There are three places where $x(t)=0$, namely $t\in\{0,\pm\sqrt3\}$.

Of these, only $\pm\sqrt3$ yields equal values for $y(t)$, so the bounds of the loop must be $[-\sqrt3,\sqrt3]$.

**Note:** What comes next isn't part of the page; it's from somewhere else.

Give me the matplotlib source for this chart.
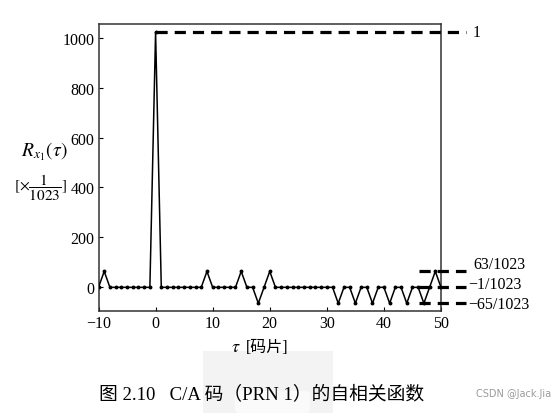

Integrating the differential arc length, you get $$t^3+3t|_{-\sqrt3}^\sqrt3=6\sqrt3-(-6\sqrt3)=12\sqrt3$$

Answer 4

First one has to determine $t_1$ and $t_2$, with $t_1<t_2$ such that $$ (x(t_1),y(t_1))=(x(t_2),y(t_2)). $$ We have: $$ (x(t),y(t))=(x(s),y(s))\iff \left\{ \begin{array}{lcl} 3t-t^3-3s+s^3&=&0\\ 3s^2-3t^2&=&0 \end{array}\right.. $$ Since we are looking for $t_1$ and $t_2$, with $t_1<t_2$, we deduce from the second equation of the system above that $s=-t$. The first equation of our system then becomes: $$ 3t-t^3=t(3-t^2)=0, $$ i.e. $$ t=0,\pm\sqrt{3}. $$ Hence $$ t_1=-\sqrt3=-t_2,\quad t_2=\sqrt3. $$ The length of the loop is then: \begin{eqnarray} \int_{t_1}^{t_2}\sqrt{(x'(t))^2+(y'(t))^2}\,dt&=&\int_{t_1}^{t_2}\sqrt{(3-3t^2)^2+(6t)^2}\,dt=\int_{-t_2}^{t_2}\sqrt{3^2[(1-t^2)^2+4t^2]}\,dt\\ &=&2\cdot3\int_0^{t_2}\sqrt{1-2t^2+t^4+4t^2}\,dt=6\int_0^{t_2}\sqrt{1+2t^2+t^4}\,dt\\ &=&6\int_0^{t_2}\sqrt{(1+t^2)^2}\,dt=6\int_0^{t_2}(1+t^2)\,dt\\ &=&6\left[t+\frac13t^3\right]_0^{t_2}=6t_2+2t_2^3=6\sqrt3+2\cdot3\sqrt3=12\sqrt3. \end{eqnarray}